■ **The exercise**: Leave out the pictures, and write out exactly the lines from the beginning of the material to the line holding "const fmtPct = v", that line included, and nothing else.

■ **Source data**:
** START **
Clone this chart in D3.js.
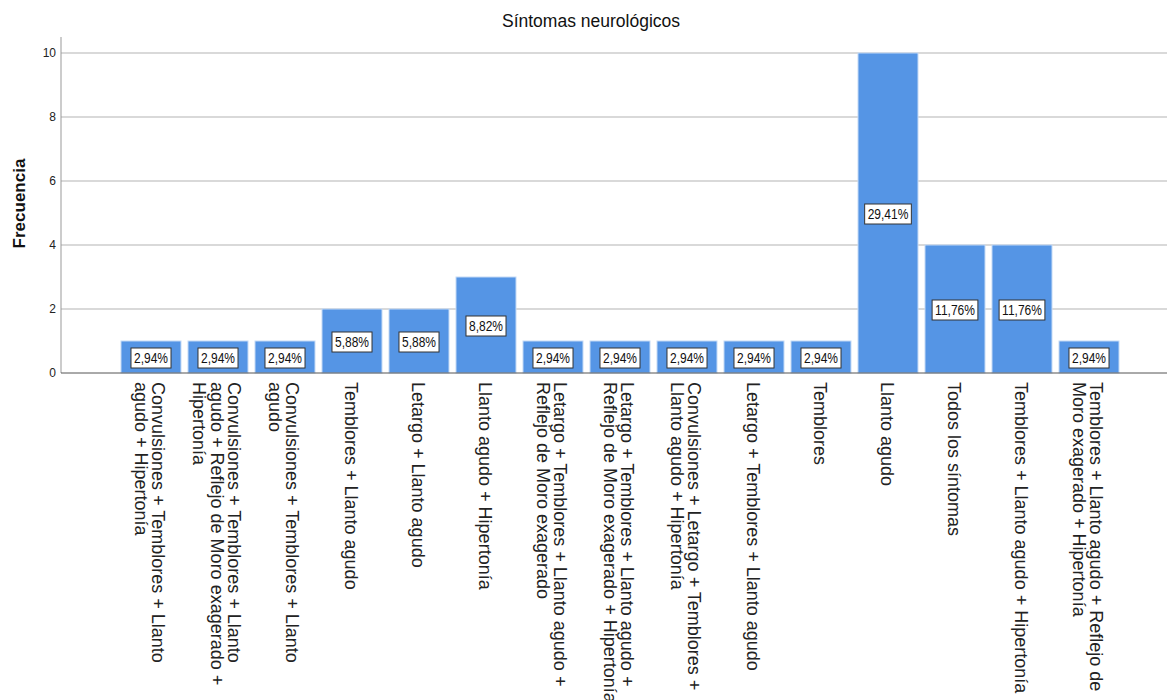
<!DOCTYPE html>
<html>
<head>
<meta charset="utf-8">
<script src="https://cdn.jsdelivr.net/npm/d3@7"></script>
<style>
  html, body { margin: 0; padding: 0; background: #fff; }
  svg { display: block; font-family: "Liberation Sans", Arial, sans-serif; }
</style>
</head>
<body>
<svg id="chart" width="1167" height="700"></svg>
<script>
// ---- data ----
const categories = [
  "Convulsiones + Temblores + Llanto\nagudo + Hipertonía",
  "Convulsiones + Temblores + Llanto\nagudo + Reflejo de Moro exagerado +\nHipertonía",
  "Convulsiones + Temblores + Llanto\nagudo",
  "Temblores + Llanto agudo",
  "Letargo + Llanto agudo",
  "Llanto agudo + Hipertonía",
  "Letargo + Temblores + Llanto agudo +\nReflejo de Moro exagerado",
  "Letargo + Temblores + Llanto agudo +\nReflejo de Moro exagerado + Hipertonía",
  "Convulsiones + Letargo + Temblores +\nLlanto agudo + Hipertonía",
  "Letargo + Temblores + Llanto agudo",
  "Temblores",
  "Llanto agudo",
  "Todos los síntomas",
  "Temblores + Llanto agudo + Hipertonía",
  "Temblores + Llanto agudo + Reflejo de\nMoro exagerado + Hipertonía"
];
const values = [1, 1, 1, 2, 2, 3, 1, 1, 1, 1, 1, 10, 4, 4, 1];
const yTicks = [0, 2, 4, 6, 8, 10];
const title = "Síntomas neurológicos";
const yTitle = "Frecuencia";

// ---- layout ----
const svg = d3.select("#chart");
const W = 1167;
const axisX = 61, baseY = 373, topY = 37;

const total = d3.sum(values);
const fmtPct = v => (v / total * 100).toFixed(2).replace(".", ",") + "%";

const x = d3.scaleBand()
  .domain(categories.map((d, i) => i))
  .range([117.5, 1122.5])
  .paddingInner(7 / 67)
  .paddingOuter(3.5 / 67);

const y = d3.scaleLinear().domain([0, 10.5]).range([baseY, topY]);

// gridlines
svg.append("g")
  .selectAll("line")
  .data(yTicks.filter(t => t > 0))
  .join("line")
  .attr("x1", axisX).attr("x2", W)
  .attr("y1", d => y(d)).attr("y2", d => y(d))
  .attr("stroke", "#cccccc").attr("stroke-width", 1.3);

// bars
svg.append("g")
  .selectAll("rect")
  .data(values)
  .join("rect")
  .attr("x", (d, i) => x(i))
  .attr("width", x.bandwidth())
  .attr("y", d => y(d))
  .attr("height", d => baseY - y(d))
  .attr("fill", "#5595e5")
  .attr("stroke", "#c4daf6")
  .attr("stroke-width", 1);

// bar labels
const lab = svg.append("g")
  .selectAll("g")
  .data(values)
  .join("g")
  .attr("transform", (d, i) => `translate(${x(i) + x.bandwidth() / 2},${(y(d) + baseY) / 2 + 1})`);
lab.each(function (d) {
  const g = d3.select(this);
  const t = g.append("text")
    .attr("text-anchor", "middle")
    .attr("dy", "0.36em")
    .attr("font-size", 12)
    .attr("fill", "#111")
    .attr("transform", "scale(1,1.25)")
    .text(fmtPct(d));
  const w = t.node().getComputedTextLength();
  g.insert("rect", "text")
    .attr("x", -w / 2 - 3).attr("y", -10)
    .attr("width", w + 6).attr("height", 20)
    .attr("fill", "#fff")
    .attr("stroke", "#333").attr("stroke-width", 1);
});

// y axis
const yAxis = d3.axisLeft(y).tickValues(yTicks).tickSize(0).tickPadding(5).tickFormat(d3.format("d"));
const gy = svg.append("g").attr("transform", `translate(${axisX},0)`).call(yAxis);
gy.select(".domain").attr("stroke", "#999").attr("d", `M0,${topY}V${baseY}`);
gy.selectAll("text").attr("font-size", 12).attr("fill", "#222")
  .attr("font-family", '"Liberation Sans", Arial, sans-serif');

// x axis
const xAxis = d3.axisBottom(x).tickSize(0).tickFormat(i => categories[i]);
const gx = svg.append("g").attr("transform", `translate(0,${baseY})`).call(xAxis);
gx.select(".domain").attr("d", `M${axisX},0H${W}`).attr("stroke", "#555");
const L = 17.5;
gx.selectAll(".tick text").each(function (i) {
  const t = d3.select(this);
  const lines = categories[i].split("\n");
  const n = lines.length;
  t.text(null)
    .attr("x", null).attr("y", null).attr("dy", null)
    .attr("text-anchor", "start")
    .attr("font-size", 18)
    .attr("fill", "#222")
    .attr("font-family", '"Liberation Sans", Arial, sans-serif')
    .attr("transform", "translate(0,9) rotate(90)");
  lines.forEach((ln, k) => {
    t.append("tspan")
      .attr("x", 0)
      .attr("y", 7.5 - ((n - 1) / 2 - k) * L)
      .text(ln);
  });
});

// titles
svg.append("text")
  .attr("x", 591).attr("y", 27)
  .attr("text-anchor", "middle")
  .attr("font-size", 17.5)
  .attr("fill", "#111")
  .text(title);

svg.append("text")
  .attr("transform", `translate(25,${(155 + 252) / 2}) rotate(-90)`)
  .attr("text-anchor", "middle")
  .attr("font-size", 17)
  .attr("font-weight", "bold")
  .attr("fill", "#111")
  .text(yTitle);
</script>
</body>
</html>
** END **
■ **Answer to the exercise**:
Clone this chart in D3.js.
<!DOCTYPE html>
<html>
<head>
<meta charset="utf-8">
<script src="https://cdn.jsdelivr.net/npm/d3@7"></script>
<style>
  html, body { margin: 0; padding: 0; background: #fff; }
  svg { display: block; font-family: "Liberation Sans", Arial, sans-serif; }
</style>
</head>
<body>
<svg id="chart" width="1167" height="700"></svg>
<script>
// ---- data ----
const categories = [
  "Convulsiones + Temblores + Llanto\nagudo + Hipertonía",
  "Convulsiones + Temblores + Llanto\nagudo + Reflejo de Moro exagerado +\nHipertonía",
  "Convulsiones + Temblores + Llanto\nagudo",
  "Temblores + Llanto agudo",
  "Letargo + Llanto agudo",
  "Llanto agudo + Hipertonía",
  "Letargo + Temblores + Llanto agudo +\nReflejo de Moro exagerado",
  "Letargo + Temblores + Llanto agudo +\nReflejo de Moro exagerado + Hipertonía",
  "Convulsiones + Letargo + Temblores +\nLlanto agudo + Hipertonía",
  "Letargo + Temblores + Llanto agudo",
  "Temblores",
  "Llanto agudo",
  "Todos los síntomas",
  "Temblores + Llanto agudo + Hipertonía",
  "Temblores + Llanto agudo + Reflejo de\nMoro exagerado + Hipertonía"
];
const values = [1, 1, 1, 2, 2, 3, 1, 1, 1, 1, 1, 10, 4, 4, 1];
const yTicks = [0, 2, 4, 6, 8, 10];
const title = "Síntomas neurológicos";
const yTitle = "Frecuencia";

// ---- layout ----
const svg = d3.select("#chart");
const W = 1167;
const axisX = 61, baseY = 373, topY = 37;

const total = d3.sum(values);
const fmtPct = v => (v / total * 100).toFixed(2).replace(".", ",") + "%";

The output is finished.